Llaitul et Llanquileo appartiennent à la Coordination Arauco Malleco, créée en 1998, focalisée sur la récupération des terres ancestrales aux mains de sociétés forestières et de latifundiaires. Les prisonniers ont arrêté leur grève de la faim le 28 janvier, quand la commission s’est engagée à mettre sur pied une commission nationale et internationale d’observation des droits humains du peuple mapuche, qui se rendra dans le pays en octobre.

Le 3 janvier a été publiée la Quatrième Déclaration des historiens sur la question nationale mapuche, signée par des centaines d’intellectuels, dans laquelle ils rappellent que les faits de violence, qu’on attribue souvent aux seuls Mapuches, « ont leur point de départ dans la mal nommée “pacification de l’Araucanie” réalisée par l’État chilien entre les décennies de 1860 et 1880, en violation des accords conclus avec les Mapuches après l’obtention de l’indépendance (1825) ».

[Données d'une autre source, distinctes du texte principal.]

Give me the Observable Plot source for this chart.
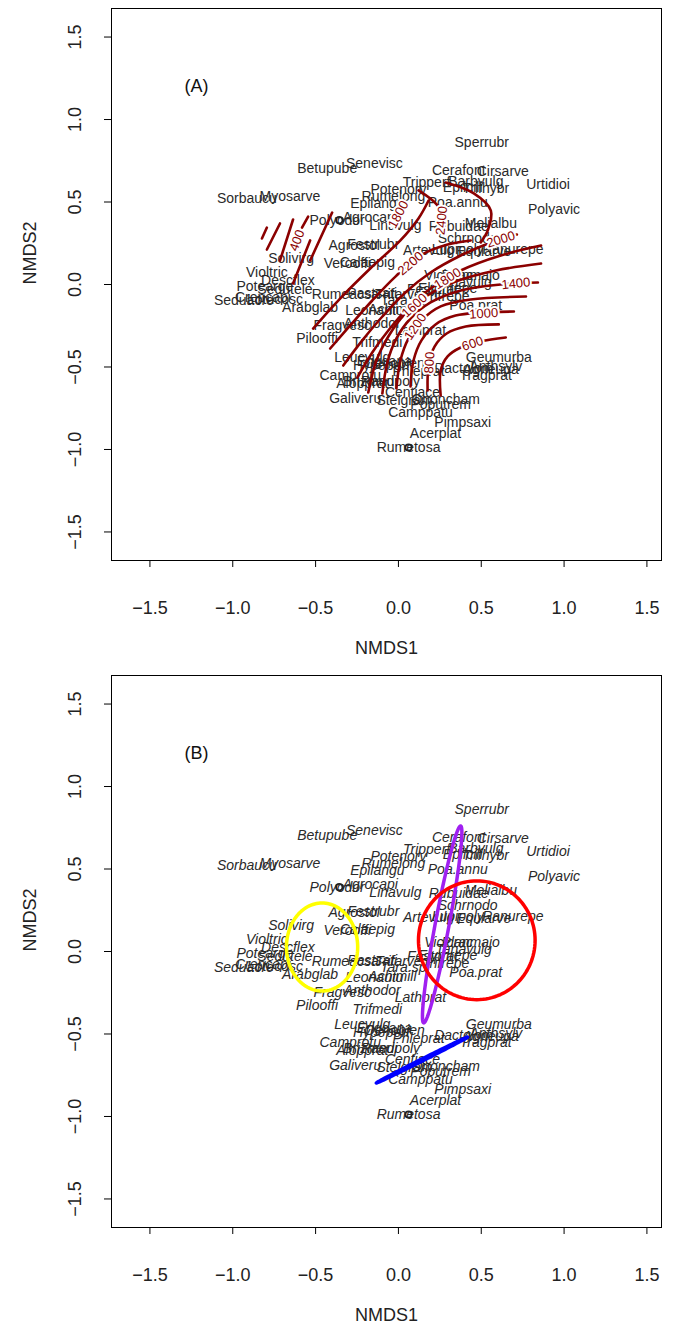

Les historiens signalent que « l’État du Chili a occupé à feu et à sang l’Araucanie et, utilisant les méthodes les plus violentes et les plus cruelles, a usurpé de grandes extensions de terre indigène qu’il a bradées à bas prix ou offertes à des colons chiliens et étrangers, confinant les Mapuches dans des réserves petites et misérables ». Il faut rappeler qu’il n’y a qu’aux militants mapuches qu’on applique la loi antiterroriste du régime d’Augusto Pinochet pour des actions qui n’ont rien à voir avec le terrorisme, comme de brûler des plantations ou des camions qui transportent du bois.

La solidarité nationale s’est développée de façon soutenue au Chili, en particulier depuis la grève de la faim de Patricia Troncoso entre octobre 2007 et janvier 2008. La solidarité des lycéens avec les communautés mapuches a été remarquable : ils ont créé une commission pour travailler les liens en bas - en bas entre les deux mouvements. Mais le soutien international est maigre, c’est pourquoi il est nécessaire de d’accomplir un saut pour rompre l’encerclement de désinformation qu’a tissé la démocratie chilienne contre ceux qui résistent au modèle.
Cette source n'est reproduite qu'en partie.